• Do this:
Reproduce the listing below in full and without alteration, apart from its pictures.

• Raw data:
>> Start
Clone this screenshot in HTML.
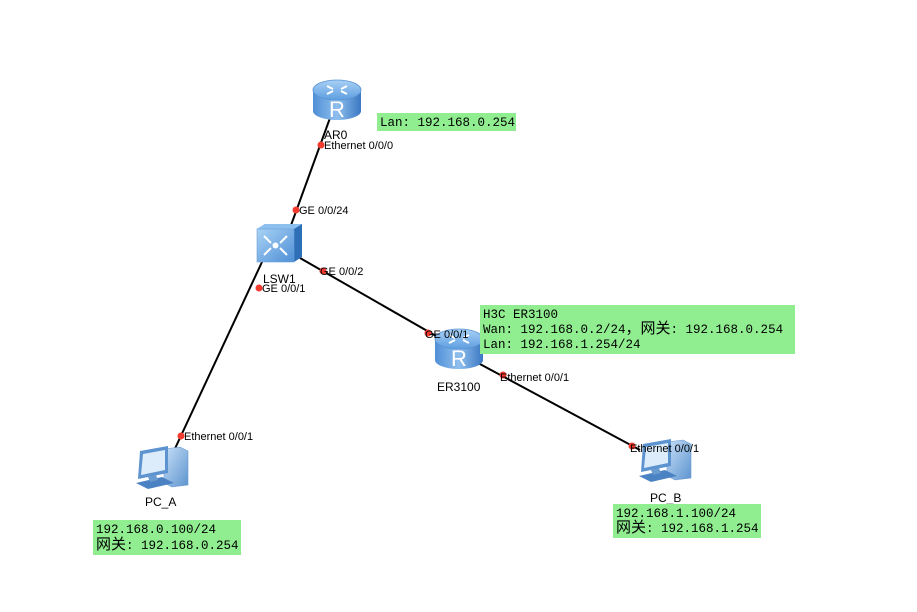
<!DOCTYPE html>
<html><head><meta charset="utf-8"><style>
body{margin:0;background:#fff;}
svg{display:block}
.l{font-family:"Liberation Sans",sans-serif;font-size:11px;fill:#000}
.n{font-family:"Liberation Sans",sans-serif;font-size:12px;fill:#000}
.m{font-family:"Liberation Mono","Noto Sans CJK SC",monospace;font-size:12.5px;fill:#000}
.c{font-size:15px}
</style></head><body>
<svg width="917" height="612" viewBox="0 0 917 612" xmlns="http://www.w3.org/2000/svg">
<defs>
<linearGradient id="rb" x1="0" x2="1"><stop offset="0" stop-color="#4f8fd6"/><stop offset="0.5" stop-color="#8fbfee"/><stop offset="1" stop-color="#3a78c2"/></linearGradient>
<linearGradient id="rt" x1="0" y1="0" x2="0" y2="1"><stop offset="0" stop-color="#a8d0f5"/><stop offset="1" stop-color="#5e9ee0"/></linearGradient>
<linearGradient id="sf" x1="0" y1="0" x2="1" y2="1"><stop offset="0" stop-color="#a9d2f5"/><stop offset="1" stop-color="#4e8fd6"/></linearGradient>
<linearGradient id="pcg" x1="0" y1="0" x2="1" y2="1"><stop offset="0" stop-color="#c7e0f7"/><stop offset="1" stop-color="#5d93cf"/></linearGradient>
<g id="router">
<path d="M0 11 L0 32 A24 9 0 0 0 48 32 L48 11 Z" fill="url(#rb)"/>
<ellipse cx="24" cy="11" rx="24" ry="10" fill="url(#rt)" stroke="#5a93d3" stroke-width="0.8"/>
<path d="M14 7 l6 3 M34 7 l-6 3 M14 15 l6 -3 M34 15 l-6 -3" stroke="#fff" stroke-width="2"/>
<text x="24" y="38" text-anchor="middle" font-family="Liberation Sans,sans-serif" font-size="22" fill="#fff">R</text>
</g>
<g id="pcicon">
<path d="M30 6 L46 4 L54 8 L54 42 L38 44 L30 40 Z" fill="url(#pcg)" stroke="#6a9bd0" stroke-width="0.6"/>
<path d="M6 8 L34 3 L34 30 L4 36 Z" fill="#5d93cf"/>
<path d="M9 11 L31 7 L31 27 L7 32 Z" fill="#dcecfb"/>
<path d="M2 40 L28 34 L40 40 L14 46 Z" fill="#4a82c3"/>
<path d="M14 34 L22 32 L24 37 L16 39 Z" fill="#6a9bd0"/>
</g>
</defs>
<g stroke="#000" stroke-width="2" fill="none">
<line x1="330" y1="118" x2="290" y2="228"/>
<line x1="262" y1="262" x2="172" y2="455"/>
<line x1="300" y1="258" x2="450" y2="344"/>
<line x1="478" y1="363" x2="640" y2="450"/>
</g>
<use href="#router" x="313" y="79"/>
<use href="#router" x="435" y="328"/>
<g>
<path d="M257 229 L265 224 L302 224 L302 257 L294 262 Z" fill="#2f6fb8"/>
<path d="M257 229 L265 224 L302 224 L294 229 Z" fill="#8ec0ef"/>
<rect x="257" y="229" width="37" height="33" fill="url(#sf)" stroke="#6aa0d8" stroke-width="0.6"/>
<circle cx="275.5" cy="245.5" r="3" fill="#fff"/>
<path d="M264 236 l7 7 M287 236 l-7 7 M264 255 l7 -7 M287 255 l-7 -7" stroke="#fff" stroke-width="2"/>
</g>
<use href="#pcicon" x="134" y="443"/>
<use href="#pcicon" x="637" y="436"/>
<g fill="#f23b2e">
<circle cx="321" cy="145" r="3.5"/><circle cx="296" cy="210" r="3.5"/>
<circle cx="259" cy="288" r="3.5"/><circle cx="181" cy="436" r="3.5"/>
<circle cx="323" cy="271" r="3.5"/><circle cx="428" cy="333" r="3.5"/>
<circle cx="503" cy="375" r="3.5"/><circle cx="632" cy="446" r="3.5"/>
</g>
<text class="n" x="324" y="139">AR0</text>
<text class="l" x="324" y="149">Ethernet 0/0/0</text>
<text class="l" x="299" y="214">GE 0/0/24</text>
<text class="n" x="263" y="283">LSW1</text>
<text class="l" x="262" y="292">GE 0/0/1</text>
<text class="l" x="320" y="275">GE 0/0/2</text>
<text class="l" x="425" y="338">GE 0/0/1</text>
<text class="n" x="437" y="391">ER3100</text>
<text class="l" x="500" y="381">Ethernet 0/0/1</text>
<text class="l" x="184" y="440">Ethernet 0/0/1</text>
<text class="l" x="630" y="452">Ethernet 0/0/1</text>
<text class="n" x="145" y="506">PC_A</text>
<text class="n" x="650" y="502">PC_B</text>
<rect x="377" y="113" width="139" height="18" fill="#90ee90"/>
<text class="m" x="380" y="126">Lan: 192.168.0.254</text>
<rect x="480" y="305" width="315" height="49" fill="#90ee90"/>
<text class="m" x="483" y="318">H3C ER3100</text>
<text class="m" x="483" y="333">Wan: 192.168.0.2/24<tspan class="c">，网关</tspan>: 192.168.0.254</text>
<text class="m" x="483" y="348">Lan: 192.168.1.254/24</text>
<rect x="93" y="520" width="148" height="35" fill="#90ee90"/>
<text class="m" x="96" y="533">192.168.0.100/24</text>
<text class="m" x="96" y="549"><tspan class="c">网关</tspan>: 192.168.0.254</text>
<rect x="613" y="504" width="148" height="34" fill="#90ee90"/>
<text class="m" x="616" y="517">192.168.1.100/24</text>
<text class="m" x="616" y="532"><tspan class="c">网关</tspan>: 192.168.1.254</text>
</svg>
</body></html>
>> End
• Result of this task:
Clone this screenshot in HTML.
<!DOCTYPE html>
<html><head><meta charset="utf-8"><style>
body{margin:0;background:#fff;}
svg{display:block}
.l{font-family:"Liberation Sans",sans-serif;font-size:11px;fill:#000}
.n{font-family:"Liberation Sans",sans-serif;font-size:12px;fill:#000}
.m{font-family:"Liberation Mono","Noto Sans CJK SC",monospace;font-size:12.5px;fill:#000}
.c{font-size:15px}
</style></head><body>
<svg width="917" height="612" viewBox="0 0 917 612" xmlns="http://www.w3.org/2000/svg">
<defs>
<linearGradient id="rb" x1="0" x2="1"><stop offset="0" stop-color="#4f8fd6"/><stop offset="0.5" stop-color="#8fbfee"/><stop offset="1" stop-color="#3a78c2"/></linearGradient>
<linearGradient id="rt" x1="0" y1="0" x2="0" y2="1"><stop offset="0" stop-color="#a8d0f5"/><stop offset="1" stop-color="#5e9ee0"/></linearGradient>
<linearGradient id="sf" x1="0" y1="0" x2="1" y2="1"><stop offset="0" stop-color="#a9d2f5"/><stop offset="1" stop-color="#4e8fd6"/></linearGradient>
<linearGradient id="pcg" x1="0" y1="0" x2="1" y2="1"><stop offset="0" stop-color="#c7e0f7"/><stop offset="1" stop-color="#5d93cf"/></linearGradient>
<g id="router">
<path d="M0 11 L0 32 A24 9 0 0 0 48 32 L48 11 Z" fill="url(#rb)"/>
<ellipse cx="24" cy="11" rx="24" ry="10" fill="url(#rt)" stroke="#5a93d3" stroke-width="0.8"/>
<path d="M14 7 l6 3 M34 7 l-6 3 M14 15 l6 -3 M34 15 l-6 -3" stroke="#fff" stroke-width="2"/>
<text x="24" y="38" text-anchor="middle" font-family="Liberation Sans,sans-serif" font-size="22" fill="#fff">R</text>
</g>
<g id="pcicon">
<path d="M30 6 L46 4 L54 8 L54 42 L38 44 L30 40 Z" fill="url(#pcg)" stroke="#6a9bd0" stroke-width="0.6"/>
<path d="M6 8 L34 3 L34 30 L4 36 Z" fill="#5d93cf"/>
<path d="M9 11 L31 7 L31 27 L7 32 Z" fill="#dcecfb"/>
<path d="M2 40 L28 34 L40 40 L14 46 Z" fill="#4a82c3"/>
<path d="M14 34 L22 32 L24 37 L16 39 Z" fill="#6a9bd0"/>
</g>
</defs>
<g stroke="#000" stroke-width="2" fill="none">
<line x1="330" y1="118" x2="290" y2="228"/>
<line x1="262" y1="262" x2="172" y2="455"/>
<line x1="300" y1="258" x2="450" y2="344"/>
<line x1="478" y1="363" x2="640" y2="450"/>
</g>
<use href="#router" x="313" y="79"/>
<use href="#router" x="435" y="328"/>
<g>
<path d="M257 229 L265 224 L302 224 L302 257 L294 262 Z" fill="#2f6fb8"/>
<path d="M257 229 L265 224 L302 224 L294 229 Z" fill="#8ec0ef"/>
<rect x="257" y="229" width="37" height="33" fill="url(#sf)" stroke="#6aa0d8" stroke-width="0.6"/>
<circle cx="275.5" cy="245.5" r="3" fill="#fff"/>
<path d="M264 236 l7 7 M287 236 l-7 7 M264 255 l7 -7 M287 255 l-7 -7" stroke="#fff" stroke-width="2"/>
</g>
<use href="#pcicon" x="134" y="443"/>
<use href="#pcicon" x="637" y="436"/>
<g fill="#f23b2e">
<circle cx="321" cy="145" r="3.5"/><circle cx="296" cy="210" r="3.5"/>
<circle cx="259" cy="288" r="3.5"/><circle cx="181" cy="436" r="3.5"/>
<circle cx="323" cy="271" r="3.5"/><circle cx="428" cy="333" r="3.5"/>
<circle cx="503" cy="375" r="3.5"/><circle cx="632" cy="446" r="3.5"/>
</g>
<text class="n" x="324" y="139">AR0</text>
<text class="l" x="324" y="149">Ethernet 0/0/0</text>
<text class="l" x="299" y="214">GE 0/0/24</text>
<text class="n" x="263" y="283">LSW1</text>
<text class="l" x="262" y="292">GE 0/0/1</text>
<text class="l" x="320" y="275">GE 0/0/2</text>
<text class="l" x="425" y="338">GE 0/0/1</text>
<text class="n" x="437" y="391">ER3100</text>
<text class="l" x="500" y="381">Ethernet 0/0/1</text>
<text class="l" x="184" y="440">Ethernet 0/0/1</text>
<text class="l" x="630" y="452">Ethernet 0/0/1</text>
<text class="n" x="145" y="506">PC_A</text>
<text class="n" x="650" y="502">PC_B</text>
<rect x="377" y="113" width="139" height="18" fill="#90ee90"/>
<text class="m" x="380" y="126">Lan: 192.168.0.254</text>
<rect x="480" y="305" width="315" height="49" fill="#90ee90"/>
<text class="m" x="483" y="318">H3C ER3100</text>
<text class="m" x="483" y="333">Wan: 192.168.0.2/24<tspan class="c">，网关</tspan>: 192.168.0.254</text>
<text class="m" x="483" y="348">Lan: 192.168.1.254/24</text>
<rect x="93" y="520" width="148" height="35" fill="#90ee90"/>
<text class="m" x="96" y="533">192.168.0.100/24</text>
<text class="m" x="96" y="549"><tspan class="c">网关</tspan>: 192.168.0.254</text>
<rect x="613" y="504" width="148" height="34" fill="#90ee90"/>
<text class="m" x="616" y="517">192.168.1.100/24</text>
<text class="m" x="616" y="532"><tspan class="c">网关</tspan>: 192.168.1.254</text>
</svg>
</body></html>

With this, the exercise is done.